Geister können viele Formen annehmen. Manche klingen wie metallisch vibrierende Erinnerungen, andere wie ein schräg gezupftes Gitarrenintervall, das sich weigert, in Harmonie zu fallen. In Mary Halvorson’s neuem Album „About Ghosts“ – aufgenommen im New Yorker Sear Sound Studio und produziert von John Dieterich – spukt es von solchen Klanggestalten. Die Gitarristin und Komponistin, bekannt für ihre genreverschiebenden Werke zwischen Free Jazz und Kammermusik, hat ihr Amaryllis-Ensemble um zwei expressive Stimmen erweitert: Immanuel Wilkins am Altsaxophon und Brian Settles am Tenor. Und so klingt das Album, als hätte jemand ein Kaleidoskop geschüttelt – und dabei Erinnerungen, Farben und Fragment-Melodien durcheinandergewirbelt.
„Full of Neon“ eröffnet das Album mit vibrierendem Drive: Blech, Schlagzeug, Bass und Patricia Brennan am Vibraphon werfen sich funkelnde Signale zu, während Halvorson sich klanglich einmischt – nie dominant, immer formend. In „Carved From“ übernimmt ihre Gitarre kurz das Steuer und versetzt das Stück in einen tranceartigen Zustand, als würde man durch eine alte Fotografie gleiten, deren Farben verlaufen. Besonders eindrücklich: das kurze „Polyhedral“, eine fast skizzenhafte Meditation über Form und Bewegung, die sich wie ein gezeichneter Lichtreflex anfühlt – so wie das Cover selbst. Und dann: „About Ghosts“, der Titelsong. Hier scheint alles kurz still zu stehen.
Halvorson’s Gitarrenlinien gleiten über zarte Vibraphonflächen, während das Ensemble wie ein leiser Chor im Hintergrund summt.
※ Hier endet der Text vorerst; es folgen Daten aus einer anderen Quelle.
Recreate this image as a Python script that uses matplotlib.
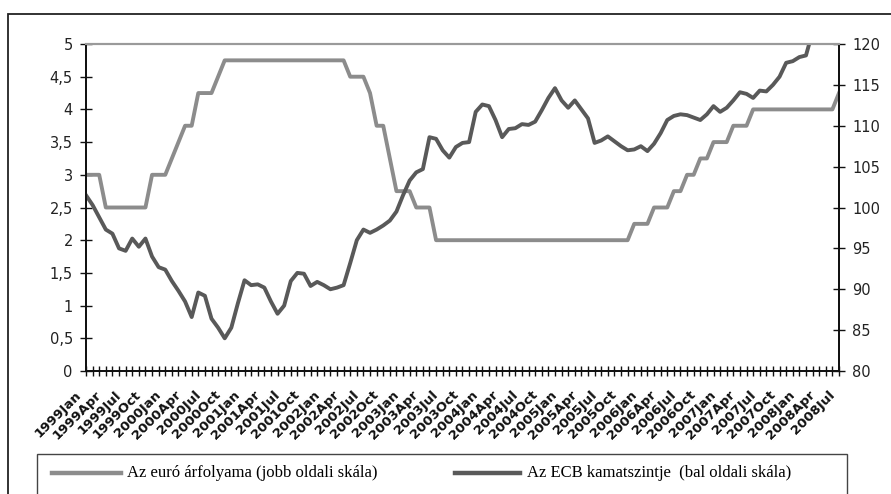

Es ist, als höre man den Nachhall nicht gespielter Noten. Die Farben auf dem Cover – fließendes Violett, irisierendes Türkis, aufleuchtendes Kupfer – spiegeln sich in der Musik, die nicht greifbar ist, aber berührt. Es sind klanggewordene Schemen, Erinnerungsspuren, musikalische Zwischenwelten. Mit „About Ghosts“ hat Mary Halvorson ein Album geschaffen, das weniger Fragen beantwortet als stellt. Es lädt zum Verweilen ein – zwischen den Noten, in der Schwebe, im Unerklärlichen. Und vielleicht sind das die schönsten Geister: die, die sich nicht bannen lassen.